## What to produce
With the pictures left out, copy the listing below exactly.

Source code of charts
★ ★ ★ ★ ★ ★ ★

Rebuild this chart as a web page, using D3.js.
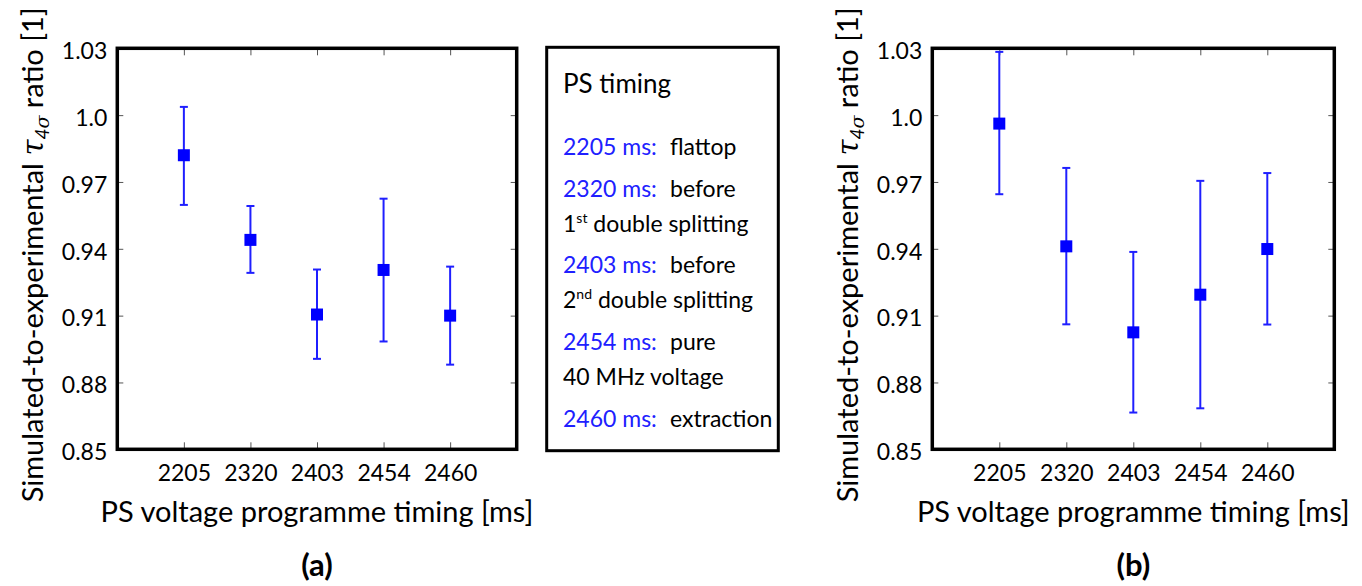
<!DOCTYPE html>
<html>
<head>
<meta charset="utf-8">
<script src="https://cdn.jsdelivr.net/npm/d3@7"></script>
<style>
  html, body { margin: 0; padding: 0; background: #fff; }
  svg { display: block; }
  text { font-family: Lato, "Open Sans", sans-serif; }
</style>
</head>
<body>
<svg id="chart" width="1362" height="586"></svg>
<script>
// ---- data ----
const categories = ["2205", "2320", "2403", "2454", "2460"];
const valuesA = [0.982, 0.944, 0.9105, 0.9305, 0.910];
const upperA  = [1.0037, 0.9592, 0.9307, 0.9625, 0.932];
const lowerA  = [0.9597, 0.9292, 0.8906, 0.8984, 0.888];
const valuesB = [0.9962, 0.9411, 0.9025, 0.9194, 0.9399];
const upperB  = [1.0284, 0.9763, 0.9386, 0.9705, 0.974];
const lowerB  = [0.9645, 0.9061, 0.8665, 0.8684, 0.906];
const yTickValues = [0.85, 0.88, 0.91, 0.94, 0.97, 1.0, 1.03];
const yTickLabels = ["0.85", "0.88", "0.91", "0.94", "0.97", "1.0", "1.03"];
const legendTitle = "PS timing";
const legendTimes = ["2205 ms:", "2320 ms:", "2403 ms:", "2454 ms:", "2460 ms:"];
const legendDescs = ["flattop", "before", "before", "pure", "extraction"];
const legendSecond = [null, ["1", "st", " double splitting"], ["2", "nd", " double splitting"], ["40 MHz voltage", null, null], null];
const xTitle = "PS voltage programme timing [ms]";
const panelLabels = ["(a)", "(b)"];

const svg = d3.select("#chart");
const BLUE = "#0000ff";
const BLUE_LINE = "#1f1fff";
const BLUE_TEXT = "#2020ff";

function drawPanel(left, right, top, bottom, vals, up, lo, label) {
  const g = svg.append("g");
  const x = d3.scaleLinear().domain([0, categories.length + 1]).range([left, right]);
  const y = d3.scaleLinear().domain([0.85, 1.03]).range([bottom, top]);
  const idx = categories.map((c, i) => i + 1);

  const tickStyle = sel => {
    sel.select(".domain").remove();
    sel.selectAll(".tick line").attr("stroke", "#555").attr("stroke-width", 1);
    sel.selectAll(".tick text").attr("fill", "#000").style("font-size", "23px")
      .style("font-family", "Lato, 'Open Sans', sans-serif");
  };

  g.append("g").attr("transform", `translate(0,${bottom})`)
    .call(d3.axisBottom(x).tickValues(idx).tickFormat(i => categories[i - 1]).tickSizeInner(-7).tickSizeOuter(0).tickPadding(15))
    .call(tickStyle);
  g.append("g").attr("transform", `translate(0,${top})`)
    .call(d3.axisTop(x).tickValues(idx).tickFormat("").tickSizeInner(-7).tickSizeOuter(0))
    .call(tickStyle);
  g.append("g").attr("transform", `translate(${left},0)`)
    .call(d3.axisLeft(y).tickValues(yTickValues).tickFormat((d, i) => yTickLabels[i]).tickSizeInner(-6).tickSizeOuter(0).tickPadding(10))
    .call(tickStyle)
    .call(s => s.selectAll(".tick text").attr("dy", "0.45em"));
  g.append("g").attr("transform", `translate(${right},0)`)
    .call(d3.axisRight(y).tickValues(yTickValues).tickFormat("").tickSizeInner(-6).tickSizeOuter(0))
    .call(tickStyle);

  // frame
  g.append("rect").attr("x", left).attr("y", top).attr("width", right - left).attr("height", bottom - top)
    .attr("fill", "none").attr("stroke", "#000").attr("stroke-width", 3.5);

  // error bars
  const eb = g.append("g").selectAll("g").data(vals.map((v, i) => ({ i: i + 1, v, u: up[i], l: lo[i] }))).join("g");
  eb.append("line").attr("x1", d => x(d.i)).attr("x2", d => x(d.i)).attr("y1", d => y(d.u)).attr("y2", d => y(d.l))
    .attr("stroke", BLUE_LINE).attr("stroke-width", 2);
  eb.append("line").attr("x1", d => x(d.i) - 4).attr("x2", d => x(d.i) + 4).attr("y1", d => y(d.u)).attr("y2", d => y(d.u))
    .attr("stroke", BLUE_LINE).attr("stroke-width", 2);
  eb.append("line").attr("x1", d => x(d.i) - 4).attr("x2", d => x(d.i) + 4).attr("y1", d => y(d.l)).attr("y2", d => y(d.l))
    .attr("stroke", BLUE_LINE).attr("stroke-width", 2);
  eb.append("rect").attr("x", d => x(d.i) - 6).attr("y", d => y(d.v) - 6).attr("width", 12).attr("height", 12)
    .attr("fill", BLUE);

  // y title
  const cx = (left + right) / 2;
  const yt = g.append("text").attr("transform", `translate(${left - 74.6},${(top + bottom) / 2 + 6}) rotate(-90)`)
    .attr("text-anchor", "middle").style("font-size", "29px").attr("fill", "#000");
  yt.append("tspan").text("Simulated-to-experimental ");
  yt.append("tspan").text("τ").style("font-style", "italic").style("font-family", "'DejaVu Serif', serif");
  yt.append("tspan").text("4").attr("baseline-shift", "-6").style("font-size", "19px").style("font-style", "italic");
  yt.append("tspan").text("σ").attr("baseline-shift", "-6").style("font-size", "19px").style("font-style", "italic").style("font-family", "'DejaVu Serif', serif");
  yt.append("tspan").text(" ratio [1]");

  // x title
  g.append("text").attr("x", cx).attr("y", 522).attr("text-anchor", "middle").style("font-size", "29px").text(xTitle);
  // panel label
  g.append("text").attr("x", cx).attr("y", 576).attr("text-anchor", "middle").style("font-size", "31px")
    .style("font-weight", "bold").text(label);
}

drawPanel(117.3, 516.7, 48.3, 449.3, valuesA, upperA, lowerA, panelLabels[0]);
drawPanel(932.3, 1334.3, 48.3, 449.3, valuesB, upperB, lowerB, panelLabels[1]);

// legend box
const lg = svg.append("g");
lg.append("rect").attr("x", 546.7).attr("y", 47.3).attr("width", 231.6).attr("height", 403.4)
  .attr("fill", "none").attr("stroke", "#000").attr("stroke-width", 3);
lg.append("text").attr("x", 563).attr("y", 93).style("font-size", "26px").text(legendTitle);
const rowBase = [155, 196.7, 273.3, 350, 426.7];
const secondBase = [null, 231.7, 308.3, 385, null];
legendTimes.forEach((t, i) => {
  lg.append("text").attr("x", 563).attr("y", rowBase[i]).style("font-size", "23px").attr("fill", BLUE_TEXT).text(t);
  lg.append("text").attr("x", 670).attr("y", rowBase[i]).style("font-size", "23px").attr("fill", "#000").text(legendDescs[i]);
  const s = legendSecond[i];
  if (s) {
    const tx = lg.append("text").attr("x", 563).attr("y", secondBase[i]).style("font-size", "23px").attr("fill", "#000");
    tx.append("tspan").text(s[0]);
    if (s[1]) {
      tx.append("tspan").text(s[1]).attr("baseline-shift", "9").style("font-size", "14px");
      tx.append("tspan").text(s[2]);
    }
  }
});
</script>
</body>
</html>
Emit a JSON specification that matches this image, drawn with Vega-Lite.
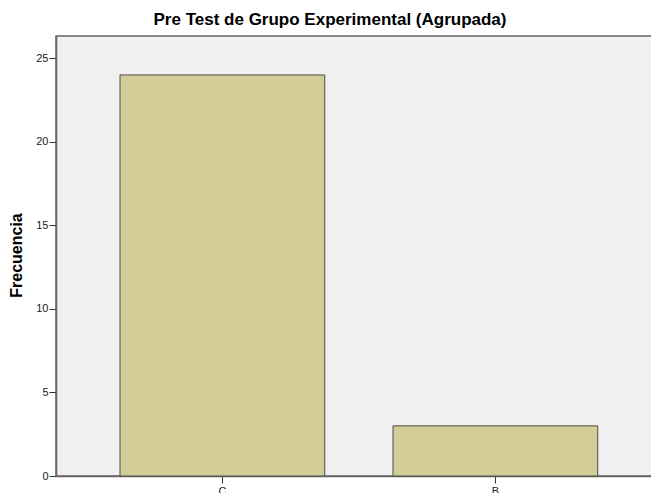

★ ★ ★ ★ ★ ★ ★

## Problem solution
Rebuild this chart as a web page, using D3.js.
<!DOCTYPE html>
<html>
<head>
<meta charset="utf-8">
<script src="https://cdn.jsdelivr.net/npm/d3@7"></script>
<style>
  html, body { margin: 0; padding: 0; background: #fff; }
  svg { display: block; }
  text { font-family: Lato, "Open Sans", sans-serif; }
</style>
</head>
<body>
<svg id="chart" width="1362" height="586"></svg>
<script>
// ---- data ----
const categories = ["2205", "2320", "2403", "2454", "2460"];
const valuesA = [0.982, 0.944, 0.9105, 0.9305, 0.910];
const upperA  = [1.0037, 0.9592, 0.9307, 0.9625, 0.932];
const lowerA  = [0.9597, 0.9292, 0.8906, 0.8984, 0.888];
const valuesB = [0.9962, 0.9411, 0.9025, 0.9194, 0.9399];
const upperB  = [1.0284, 0.9763, 0.9386, 0.9705, 0.974];
const lowerB  = [0.9645, 0.9061, 0.8665, 0.8684, 0.906];
const yTickValues = [0.85, 0.88, 0.91, 0.94, 0.97, 1.0, 1.03];
const yTickLabels = ["0.85", "0.88", "0.91", "0.94", "0.97", "1.0", "1.03"];
const legendTitle = "PS timing";
const legendTimes = ["2205 ms:", "2320 ms:", "2403 ms:", "2454 ms:", "2460 ms:"];
const legendDescs = ["flattop", "before", "before", "pure", "extraction"];
const legendSecond = [null, ["1", "st", " double splitting"], ["2", "nd", " double splitting"], ["40 MHz voltage", null, null], null];
const xTitle = "PS voltage programme timing [ms]";
const panelLabels = ["(a)", "(b)"];

const svg = d3.select("#chart");
const BLUE = "#0000ff";
const BLUE_LINE = "#1f1fff";
const BLUE_TEXT = "#2020ff";

function drawPanel(left, right, top, bottom, vals, up, lo, label) {
  const g = svg.append("g");
  const x = d3.scaleLinear().domain([0, categories.length + 1]).range([left, right]);
  const y = d3.scaleLinear().domain([0.85, 1.03]).range([bottom, top]);
  const idx = categories.map((c, i) => i + 1);

  const tickStyle = sel => {
    sel.select(".domain").remove();
    sel.selectAll(".tick line").attr("stroke", "#555").attr("stroke-width", 1);
    sel.selectAll(".tick text").attr("fill", "#000").style("font-size", "23px")
      .style("font-family", "Lato, 'Open Sans', sans-serif");
  };

  g.append("g").attr("transform", `translate(0,${bottom})`)
    .call(d3.axisBottom(x).tickValues(idx).tickFormat(i => categories[i - 1]).tickSizeInner(-7).tickSizeOuter(0).tickPadding(15))
    .call(tickStyle);
  g.append("g").attr("transform", `translate(0,${top})`)
    .call(d3.axisTop(x).tickValues(idx).tickFormat("").tickSizeInner(-7).tickSizeOuter(0))
    .call(tickStyle);
  g.append("g").attr("transform", `translate(${left},0)`)
    .call(d3.axisLeft(y).tickValues(yTickValues).tickFormat((d, i) => yTickLabels[i]).tickSizeInner(-6).tickSizeOuter(0).tickPadding(10))
    .call(tickStyle)
    .call(s => s.selectAll(".tick text").attr("dy", "0.45em"));
  g.append("g").attr("transform", `translate(${right},0)`)
    .call(d3.axisRight(y).tickValues(yTickValues).tickFormat("").tickSizeInner(-6).tickSizeOuter(0))
    .call(tickStyle);

  // frame
  g.append("rect").attr("x", left).attr("y", top).attr("width", right - left).attr("height", bottom - top)
    .attr("fill", "none").attr("stroke", "#000").attr("stroke-width", 3.5);

  // error bars
  const eb = g.append("g").selectAll("g").data(vals.map((v, i) => ({ i: i + 1, v, u: up[i], l: lo[i] }))).join("g");
  eb.append("line").attr("x1", d => x(d.i)).attr("x2", d => x(d.i)).attr("y1", d => y(d.u)).attr("y2", d => y(d.l))
    .attr("stroke", BLUE_LINE).attr("stroke-width", 2);
  eb.append("line").attr("x1", d => x(d.i) - 4).attr("x2", d => x(d.i) + 4).attr("y1", d => y(d.u)).attr("y2", d => y(d.u))
    .attr("stroke", BLUE_LINE).attr("stroke-width", 2);
  eb.append("line").attr("x1", d => x(d.i) - 4).attr("x2", d => x(d.i) + 4).attr("y1", d => y(d.l)).attr("y2", d => y(d.l))
    .attr("stroke", BLUE_LINE).attr("stroke-width", 2);
  eb.append("rect").attr("x", d => x(d.i) - 6).attr("y", d => y(d.v) - 6).attr("width", 12).attr("height", 12)
    .attr("fill", BLUE);

  // y title
  const cx = (left + right) / 2;
  const yt = g.append("text").attr("transform", `translate(${left - 74.6},${(top + bottom) / 2 + 6}) rotate(-90)`)
    .attr("text-anchor", "middle").style("font-size", "29px").attr("fill", "#000");
  yt.append("tspan").text("Simulated-to-experimental ");
  yt.append("tspan").text("τ").style("font-style", "italic").style("font-family", "'DejaVu Serif', serif");
  yt.append("tspan").text("4").attr("baseline-shift", "-6").style("font-size", "19px").style("font-style", "italic");
  yt.append("tspan").text("σ").attr("baseline-shift", "-6").style("font-size", "19px").style("font-style", "italic").style("font-family", "'DejaVu Serif', serif");
  yt.append("tspan").text(" ratio [1]");

  // x title
  g.append("text").attr("x", cx).attr("y", 522).attr("text-anchor", "middle").style("font-size", "29px").text(xTitle);
  // panel label
  g.append("text").attr("x", cx).attr("y", 576).attr("text-anchor", "middle").style("font-size", "31px")
    .style("font-weight", "bold").text(label);
}

drawPanel(117.3, 516.7, 48.3, 449.3, valuesA, upperA, lowerA, panelLabels[0]);
drawPanel(932.3, 1334.3, 48.3, 449.3, valuesB, upperB, lowerB, panelLabels[1]);

// legend box
const lg = svg.append("g");
lg.append("rect").attr("x", 546.7).attr("y", 47.3).attr("width", 231.6).attr("height", 403.4)
  .attr("fill", "none").attr("stroke", "#000").attr("stroke-width", 3);
lg.append("text").attr("x", 563).attr("y", 93).style("font-size", "26px").text(legendTitle);
const rowBase = [155, 196.7, 273.3, 350, 426.7];
const secondBase = [null, 231.7, 308.3, 385, null];
legendTimes.forEach((t, i) => {
  lg.append("text").attr("x", 563).attr("y", rowBase[i]).style("font-size", "23px").attr("fill", BLUE_TEXT).text(t);
  lg.append("text").attr("x", 670).attr("y", rowBase[i]).style("font-size", "23px").attr("fill", "#000").text(legendDescs[i]);
  const s = legendSecond[i];
  if (s) {
    const tx = lg.append("text").attr("x", 563).attr("y", secondBase[i]).style("font-size", "23px").attr("fill", "#000");
    tx.append("tspan").text(s[0]);
    if (s[1]) {
      tx.append("tspan").text(s[1]).attr("baseline-shift", "9").style("font-size", "14px");
      tx.append("tspan").text(s[2]);
    }
  }
});
</script>
</body>
</html>
Emit a JSON specification that matches this image, drawn with Vega-Lite.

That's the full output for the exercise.